Portanto, assistimos a uma normalização do gravíssimo assunto da violência doméstica na NBA, com Silver e os Hornets a passarem uma mensagem de relatividade do assunto ao resto da liga. Quanto a Bridges, é esperar que a casualidade com que regressou à normalidade não o impeça de aprender com os erros cometidos.

OS SEXOS PROIBIDOS

Após os comportamentos exibicionistas de Joshua Primo, que lhe valeram uma curta suspensão de 4 jogos pela NBA, e a relação de poder de Ime Udoka com uma subordinada, dispensado pelos Boston Celtics com efeito imediato, foi, ao longo dos últimos dias, a vez de Josh Giddey ser associado a um escândalo sexual. Tendo-se, alegadamente, envolvido com uma menor com aparente consentimento, a polícia de Newport Beach (California) já iniciou uma investigação que apure a veracidade dos acontecimentos. Até à prova dos factos, o base australiano de 21 anos continuará a ser alvo dos jornalistas, mas também da comunidade de fãs, que rapidamente se expressou nas redes sociais com provações ao jogador dos Thunder. Para já, a NBA nem se manifestou contra, nem a favor do atleta, mantendo-se em silêncio como na generalidade dos casos que colocam em causa a imagem da liga. Aguardam-se desenvolvimentos judiciais e manifestações de Silver ou da equipa. 

O MAIOR DOS CASTIGADOS, JA MORANT

Ironicamente, aquele que cumpre a maior das suspensões, acabado de ultrapassar o ponto médio da sua suspensão de 25 jogos, não cometeu nem é suspeito de qualquer crime. O base dos Grizzlies, Ja Morant, foi reprimido por exibir-se constantemente na posse de armas e na sua exposição nas redes sociais. Ainda que a culpa seja repartida entre Morant e um país que permite a livre comercialização de armas de fogo como pretexto para uma sociedade mais segura e capaz de se defender, o castigo parece-me mais do que justificado. Aliás, Adam Silver constatou que a possibilidade “de jovens imitarem a conduta de Ja Morant é preocupante”. Na mouche. Só é pena não declarar-se tão ou mais perturbado com os casos de violência doméstica e escândalos sexuais.

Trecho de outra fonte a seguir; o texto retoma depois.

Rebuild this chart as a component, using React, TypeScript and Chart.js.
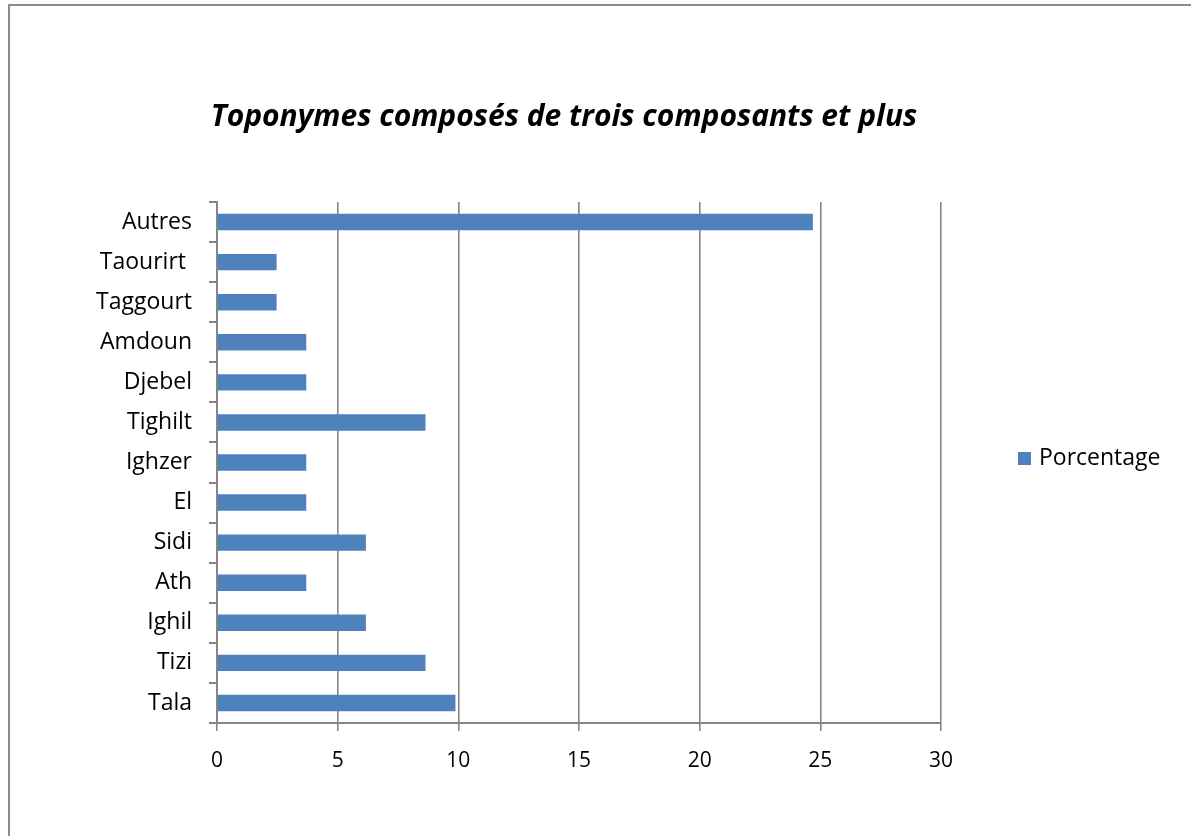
import React, { useEffect, useRef } from "react";
import { Chart, registerables } from "chart.js";

Chart.register(...registerables);

const categories = [
  "Autres",
  "Taourirt ",
  "Taggourt",
  "Amdoun",
  "Djebel",
  "Tighilt",
  "Ighzer",
  "El",
  "Sidi",
  "Ath",
  "Ighil",
  "Tizi",
  "Tala",
];
const porcentage = [24.69, 2.47, 2.47, 3.7, 3.7, 8.64, 3.7, 3.7, 6.17, 3.7, 6.17, 8.64, 9.88];
const seriesLabel = "Porcentage";
const chartTitle = "Toponymes composés de trois composants et plus";

const FONT = "'Open Sans', 'Noto Sans', sans-serif";
const GRID = "#868686";
const BAR = "#4F81BD";

const framePlugin = {
  id: "frame",
  beforeDraw(chart: any) {
    const ctx = chart.ctx;
    ctx.save();
    ctx.fillStyle = "#ffffff";
    ctx.fillRect(0, 0, chart.width, chart.height);
    ctx.strokeStyle = "#8c8c8c";
    ctx.lineWidth = 2;
    ctx.strokeRect(9, 5, chart.width + 20, chart.height + 20);
    ctx.restore();
  },
};

// centre the title over the whole frame (Excel style) rather than the padded box
const titleCenterPlugin = {
  id: "titleCenter",
  afterLayout(chart: any) {
    const tb = chart.titleBlock;
    if (tb) {
      tb.left = 0;
      tb.right = 1128;
    }
  },
};

const legendPlugin = {
  id: "sideLegend",
  afterDraw(chart: any) {
    const ctx = chart.ctx;
    const ds = chart.data.datasets[0];
    const area = chart.chartArea;
    const cy = (area.top + area.bottom) / 2 - 4;
    const x = area.right + 77;
    ctx.save();
    ctx.fillStyle = ds.backgroundColor;
    ctx.fillRect(x, cy - 6.5, 13, 13);
    ctx.fillStyle = "#000";
    ctx.font = `23px ${FONT}`;
    ctx.textBaseline = "middle";
    ctx.textAlign = "left";
    ctx.fillText(ds.label, x + 21, cy);
    ctx.restore();
  },
};

export default function App() {
  const ref = useRef<HTMLCanvasElement | null>(null);

  useEffect(() => {
    if (!ref.current) return;
    const chart = new Chart(ref.current, {
      type: "bar",
      data: {
        labels: categories,
        datasets: [
          {
            label: seriesLabel,
            data: porcentage,
            backgroundColor: BAR,
            borderWidth: 0,
            barPercentage: 0.41,
            categoryPercentage: 1,
          },
        ],
      },
      options: {
        indexAxis: "y",
        responsive: false,
        animation: false,
        layout: { padding: { left: 40, right: 250, top: 99, bottom: 53 } },
        plugins: {
          legend: { display: false },
          tooltip: { enabled: false },
          title: {
            display: true,
            text: chartTitle,
            color: "#000",
            font: { family: FONT, size: 30, style: "italic", weight: "bold" },
            padding: { top: 0, bottom: 67 },
          },
        },
        scales: {
          x: {
            min: 0,
            max: 30,
            ticks: {
              stepSize: 5,
              color: "#000",
              font: { family: FONT, size: 21 },
              padding: 17,
              maxRotation: 0,
            },
            grid: {
              color: GRID,
              lineWidth: 1.6,
              drawTicks: true,
              tickLength: 8,
              tickColor: GRID,
            },
            border: { color: GRID, width: 2 },
            afterFit(scale: any) {
              scale.height = 60;
            },
          },
          y: {
            ticks: {
              color: "#000",
              font: { family: FONT, size: 23 },
              padding: 17,
            },
            grid: {
              offset: true,
              drawOnChartArea: false,
              drawTicks: true,
              tickLength: 8,
              tickColor: GRID,
              lineWidth: 2,
            },
            border: { color: GRID, width: 2 },
            afterFit(scale: any) {
              scale.width = 177;
            },
          },
        },
      },
      plugins: [framePlugin, titleCenterPlugin, legendPlugin],
    });
    return () => chart.destroy();
  }, []);

  return (
    <div style={{ position: "absolute", left: 0, top: 0, width: 1191, height: 836 }}>
      <canvas ref={ref} width={1191} height={836} style={{ display: "block" }} />
    </div>
  );
}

Em todo o caso, nas últimas temporadas têm-se acumulado episódios que mancham a reputação da NBA, cabendo ao comissário, donos de equipas e associação de jogadores precaverem-se, mas também dar respostas imperativas para que situações como estas não se tornem cada vez mais uma realidade do quotidiano daquela que almeja manter-se como a melhor liga de basquetebol do mundo. Para isso, não serve apenas o talento dentro das quatro linhas.